Charts and diagrams as code:
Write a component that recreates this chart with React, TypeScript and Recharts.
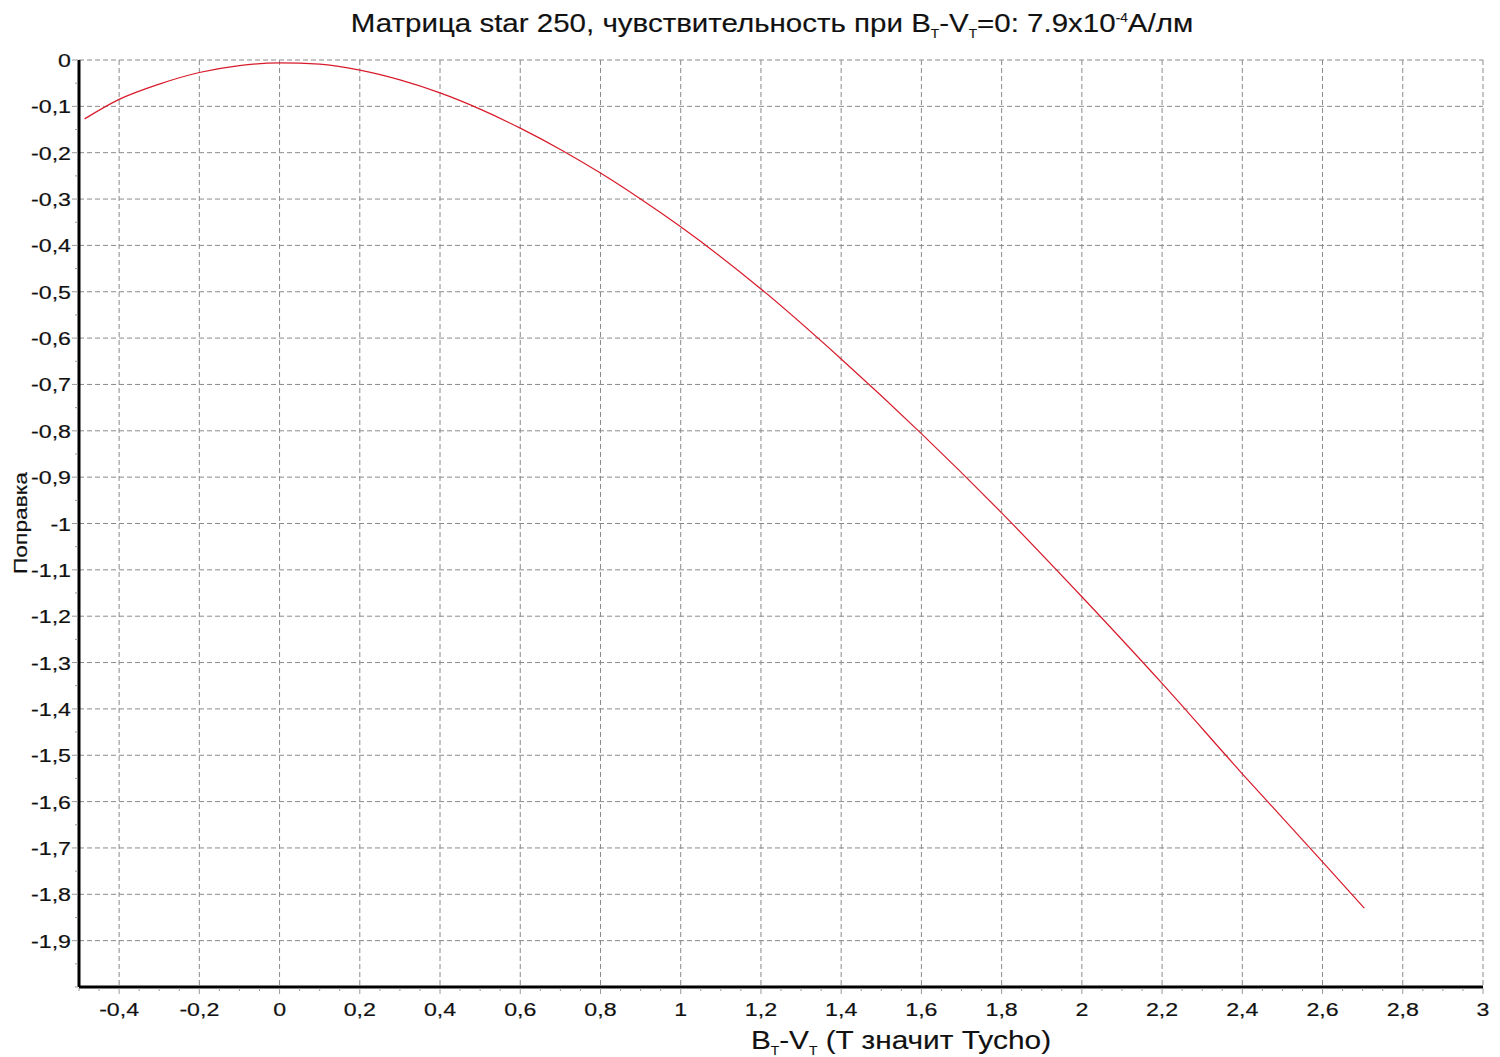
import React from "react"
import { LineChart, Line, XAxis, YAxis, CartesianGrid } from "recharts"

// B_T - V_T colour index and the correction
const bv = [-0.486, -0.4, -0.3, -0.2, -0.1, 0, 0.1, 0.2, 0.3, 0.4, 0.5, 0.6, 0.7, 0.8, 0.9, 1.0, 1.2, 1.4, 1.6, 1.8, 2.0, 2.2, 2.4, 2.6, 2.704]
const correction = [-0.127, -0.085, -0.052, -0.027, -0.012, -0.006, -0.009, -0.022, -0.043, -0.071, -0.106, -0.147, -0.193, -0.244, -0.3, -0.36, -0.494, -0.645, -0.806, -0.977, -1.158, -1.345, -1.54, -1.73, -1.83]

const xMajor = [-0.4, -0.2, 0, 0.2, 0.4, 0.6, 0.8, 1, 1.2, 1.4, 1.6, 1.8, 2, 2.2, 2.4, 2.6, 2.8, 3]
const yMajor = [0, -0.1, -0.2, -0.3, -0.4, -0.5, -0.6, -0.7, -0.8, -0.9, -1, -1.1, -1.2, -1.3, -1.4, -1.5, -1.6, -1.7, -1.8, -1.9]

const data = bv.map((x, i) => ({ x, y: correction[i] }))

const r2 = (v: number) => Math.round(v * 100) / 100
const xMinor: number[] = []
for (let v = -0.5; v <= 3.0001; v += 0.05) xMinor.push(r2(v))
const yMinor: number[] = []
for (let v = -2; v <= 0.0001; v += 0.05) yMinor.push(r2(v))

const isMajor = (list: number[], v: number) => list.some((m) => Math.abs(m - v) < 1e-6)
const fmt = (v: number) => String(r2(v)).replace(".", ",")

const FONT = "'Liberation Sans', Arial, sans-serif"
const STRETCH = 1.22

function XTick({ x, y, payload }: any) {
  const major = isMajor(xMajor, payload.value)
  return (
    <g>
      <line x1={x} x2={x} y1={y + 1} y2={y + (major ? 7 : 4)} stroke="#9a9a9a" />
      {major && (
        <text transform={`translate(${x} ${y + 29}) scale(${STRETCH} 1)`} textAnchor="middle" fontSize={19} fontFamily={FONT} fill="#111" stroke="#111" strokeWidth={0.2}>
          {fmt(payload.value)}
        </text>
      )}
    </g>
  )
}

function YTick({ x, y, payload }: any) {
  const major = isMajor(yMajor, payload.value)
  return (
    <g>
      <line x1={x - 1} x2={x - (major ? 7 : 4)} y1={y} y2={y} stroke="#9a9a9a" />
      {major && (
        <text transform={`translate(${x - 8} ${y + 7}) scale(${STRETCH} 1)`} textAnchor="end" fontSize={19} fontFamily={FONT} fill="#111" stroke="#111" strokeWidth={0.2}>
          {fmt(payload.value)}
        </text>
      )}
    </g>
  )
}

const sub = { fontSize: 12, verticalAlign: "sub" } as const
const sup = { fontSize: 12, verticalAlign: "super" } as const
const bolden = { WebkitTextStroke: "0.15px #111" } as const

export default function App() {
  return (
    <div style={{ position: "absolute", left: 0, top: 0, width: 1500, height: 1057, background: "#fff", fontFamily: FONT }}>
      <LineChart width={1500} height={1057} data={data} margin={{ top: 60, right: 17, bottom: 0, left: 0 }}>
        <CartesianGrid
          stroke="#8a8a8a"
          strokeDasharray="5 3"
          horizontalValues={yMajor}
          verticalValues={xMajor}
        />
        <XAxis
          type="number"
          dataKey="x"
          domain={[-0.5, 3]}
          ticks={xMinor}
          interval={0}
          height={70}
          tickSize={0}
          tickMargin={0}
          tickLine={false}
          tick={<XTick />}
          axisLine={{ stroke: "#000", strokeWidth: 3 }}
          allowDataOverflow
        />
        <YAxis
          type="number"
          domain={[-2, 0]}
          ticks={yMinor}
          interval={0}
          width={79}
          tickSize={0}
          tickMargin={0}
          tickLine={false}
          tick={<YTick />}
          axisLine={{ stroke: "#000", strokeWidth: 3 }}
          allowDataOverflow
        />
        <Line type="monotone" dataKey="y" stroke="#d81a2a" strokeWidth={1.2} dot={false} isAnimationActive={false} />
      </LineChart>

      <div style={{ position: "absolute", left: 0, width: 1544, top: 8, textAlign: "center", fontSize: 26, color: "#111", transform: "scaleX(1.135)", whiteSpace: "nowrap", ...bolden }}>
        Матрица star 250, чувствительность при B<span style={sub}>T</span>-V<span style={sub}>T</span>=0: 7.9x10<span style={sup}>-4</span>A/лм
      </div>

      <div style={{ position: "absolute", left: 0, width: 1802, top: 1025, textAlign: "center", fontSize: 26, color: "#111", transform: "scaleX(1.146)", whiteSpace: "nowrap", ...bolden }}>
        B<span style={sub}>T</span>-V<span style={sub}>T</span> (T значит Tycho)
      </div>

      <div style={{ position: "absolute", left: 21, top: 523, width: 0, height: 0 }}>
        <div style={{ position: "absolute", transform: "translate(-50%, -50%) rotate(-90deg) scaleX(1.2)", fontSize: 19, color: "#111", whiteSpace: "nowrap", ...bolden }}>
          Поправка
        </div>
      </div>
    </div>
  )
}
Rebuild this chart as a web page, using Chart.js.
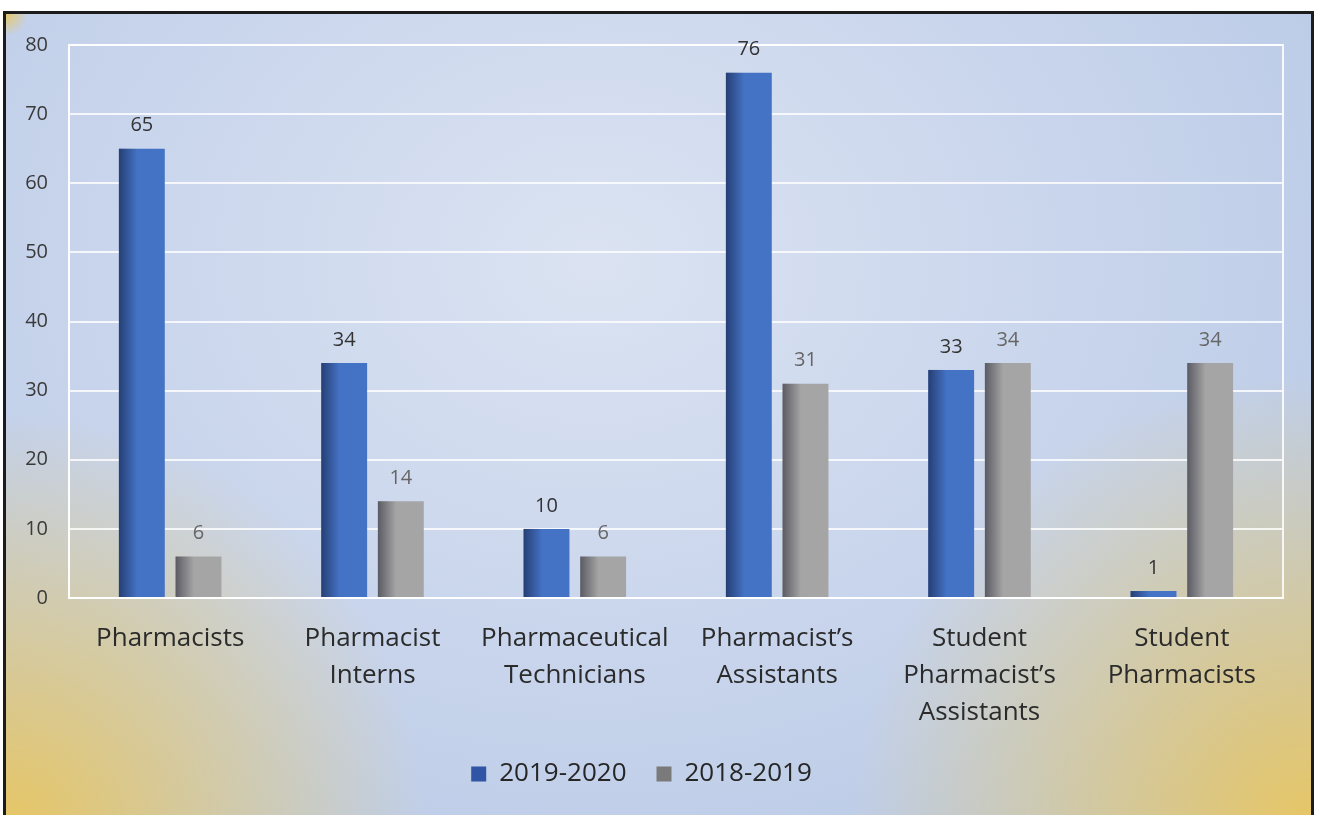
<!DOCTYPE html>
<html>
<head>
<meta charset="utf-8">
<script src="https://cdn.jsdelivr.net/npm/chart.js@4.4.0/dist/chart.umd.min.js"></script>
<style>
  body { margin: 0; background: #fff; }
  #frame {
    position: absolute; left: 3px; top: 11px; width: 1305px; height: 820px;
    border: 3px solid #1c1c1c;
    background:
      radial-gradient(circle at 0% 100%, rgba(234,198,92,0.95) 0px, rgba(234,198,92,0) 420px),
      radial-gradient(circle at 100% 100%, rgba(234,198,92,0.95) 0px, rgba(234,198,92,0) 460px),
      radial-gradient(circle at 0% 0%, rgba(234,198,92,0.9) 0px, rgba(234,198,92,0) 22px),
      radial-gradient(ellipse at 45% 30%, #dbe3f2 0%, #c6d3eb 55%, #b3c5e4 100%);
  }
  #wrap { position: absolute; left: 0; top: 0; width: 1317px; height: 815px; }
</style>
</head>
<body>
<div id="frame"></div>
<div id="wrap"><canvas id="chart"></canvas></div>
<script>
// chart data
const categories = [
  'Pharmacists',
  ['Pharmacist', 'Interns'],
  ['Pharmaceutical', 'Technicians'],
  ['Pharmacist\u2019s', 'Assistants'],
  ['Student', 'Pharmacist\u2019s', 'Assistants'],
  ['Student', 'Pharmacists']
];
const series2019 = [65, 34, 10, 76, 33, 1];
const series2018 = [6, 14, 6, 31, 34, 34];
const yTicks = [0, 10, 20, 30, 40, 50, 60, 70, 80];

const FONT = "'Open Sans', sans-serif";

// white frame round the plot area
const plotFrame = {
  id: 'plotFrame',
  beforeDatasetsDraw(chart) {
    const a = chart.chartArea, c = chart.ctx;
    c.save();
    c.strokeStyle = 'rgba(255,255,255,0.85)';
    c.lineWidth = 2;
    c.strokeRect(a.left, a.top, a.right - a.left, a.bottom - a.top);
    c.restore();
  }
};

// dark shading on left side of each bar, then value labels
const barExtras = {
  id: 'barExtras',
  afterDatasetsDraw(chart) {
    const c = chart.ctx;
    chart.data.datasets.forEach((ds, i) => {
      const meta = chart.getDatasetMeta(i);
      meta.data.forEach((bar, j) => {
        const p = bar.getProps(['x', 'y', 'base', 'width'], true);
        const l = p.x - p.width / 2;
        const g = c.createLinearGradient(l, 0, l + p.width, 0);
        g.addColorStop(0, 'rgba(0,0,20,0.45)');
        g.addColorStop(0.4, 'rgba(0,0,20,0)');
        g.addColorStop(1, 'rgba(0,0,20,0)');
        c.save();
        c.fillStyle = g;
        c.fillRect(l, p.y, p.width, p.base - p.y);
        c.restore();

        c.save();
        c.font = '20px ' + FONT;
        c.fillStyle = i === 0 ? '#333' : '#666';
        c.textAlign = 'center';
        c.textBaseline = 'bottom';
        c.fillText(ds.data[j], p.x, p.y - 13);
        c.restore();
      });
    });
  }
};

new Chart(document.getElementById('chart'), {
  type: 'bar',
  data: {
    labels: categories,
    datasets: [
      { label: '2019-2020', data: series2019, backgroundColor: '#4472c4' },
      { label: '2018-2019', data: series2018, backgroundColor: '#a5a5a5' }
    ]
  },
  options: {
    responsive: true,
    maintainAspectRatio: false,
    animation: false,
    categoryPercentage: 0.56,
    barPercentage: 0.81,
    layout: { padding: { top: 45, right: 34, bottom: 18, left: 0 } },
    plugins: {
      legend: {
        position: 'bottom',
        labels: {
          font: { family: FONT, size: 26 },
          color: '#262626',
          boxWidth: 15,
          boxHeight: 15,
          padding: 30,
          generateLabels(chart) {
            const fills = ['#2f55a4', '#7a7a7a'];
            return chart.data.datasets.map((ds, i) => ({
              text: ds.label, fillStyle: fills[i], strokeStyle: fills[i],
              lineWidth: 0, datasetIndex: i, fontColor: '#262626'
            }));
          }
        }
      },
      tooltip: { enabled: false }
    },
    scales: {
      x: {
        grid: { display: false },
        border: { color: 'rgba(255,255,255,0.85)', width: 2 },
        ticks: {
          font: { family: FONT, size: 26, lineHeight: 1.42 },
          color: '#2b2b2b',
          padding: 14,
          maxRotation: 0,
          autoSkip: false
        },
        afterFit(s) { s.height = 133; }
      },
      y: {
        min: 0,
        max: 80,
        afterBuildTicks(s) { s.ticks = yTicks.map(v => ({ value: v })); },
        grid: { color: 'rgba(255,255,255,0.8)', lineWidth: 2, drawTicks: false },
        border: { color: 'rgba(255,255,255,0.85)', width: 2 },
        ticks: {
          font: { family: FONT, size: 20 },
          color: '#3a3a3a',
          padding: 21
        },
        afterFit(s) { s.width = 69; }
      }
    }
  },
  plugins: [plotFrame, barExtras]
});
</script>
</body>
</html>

Instructions for the task:
Go back to the entries above and restate word for word every line from the first through the one that contains "const STRETCH = 1.22", leaving the pictures behind.

Task result:
Write a component that recreates this chart with React, TypeScript and Recharts.
import React from "react"
import { LineChart, Line, XAxis, YAxis, CartesianGrid } from "recharts"

// B_T - V_T colour index and the correction
const bv = [-0.486, -0.4, -0.3, -0.2, -0.1, 0, 0.1, 0.2, 0.3, 0.4, 0.5, 0.6, 0.7, 0.8, 0.9, 1.0, 1.2, 1.4, 1.6, 1.8, 2.0, 2.2, 2.4, 2.6, 2.704]
const correction = [-0.127, -0.085, -0.052, -0.027, -0.012, -0.006, -0.009, -0.022, -0.043, -0.071, -0.106, -0.147, -0.193, -0.244, -0.3, -0.36, -0.494, -0.645, -0.806, -0.977, -1.158, -1.345, -1.54, -1.73, -1.83]

const xMajor = [-0.4, -0.2, 0, 0.2, 0.4, 0.6, 0.8, 1, 1.2, 1.4, 1.6, 1.8, 2, 2.2, 2.4, 2.6, 2.8, 3]
const yMajor = [0, -0.1, -0.2, -0.3, -0.4, -0.5, -0.6, -0.7, -0.8, -0.9, -1, -1.1, -1.2, -1.3, -1.4, -1.5, -1.6, -1.7, -1.8, -1.9]

const data = bv.map((x, i) => ({ x, y: correction[i] }))

const r2 = (v: number) => Math.round(v * 100) / 100
const xMinor: number[] = []
for (let v = -0.5; v <= 3.0001; v += 0.05) xMinor.push(r2(v))
const yMinor: number[] = []
for (let v = -2; v <= 0.0001; v += 0.05) yMinor.push(r2(v))

const isMajor = (list: number[], v: number) => list.some((m) => Math.abs(m - v) < 1e-6)
const fmt = (v: number) => String(r2(v)).replace(".", ",")

const FONT = "'Liberation Sans', Arial, sans-serif"
const STRETCH = 1.22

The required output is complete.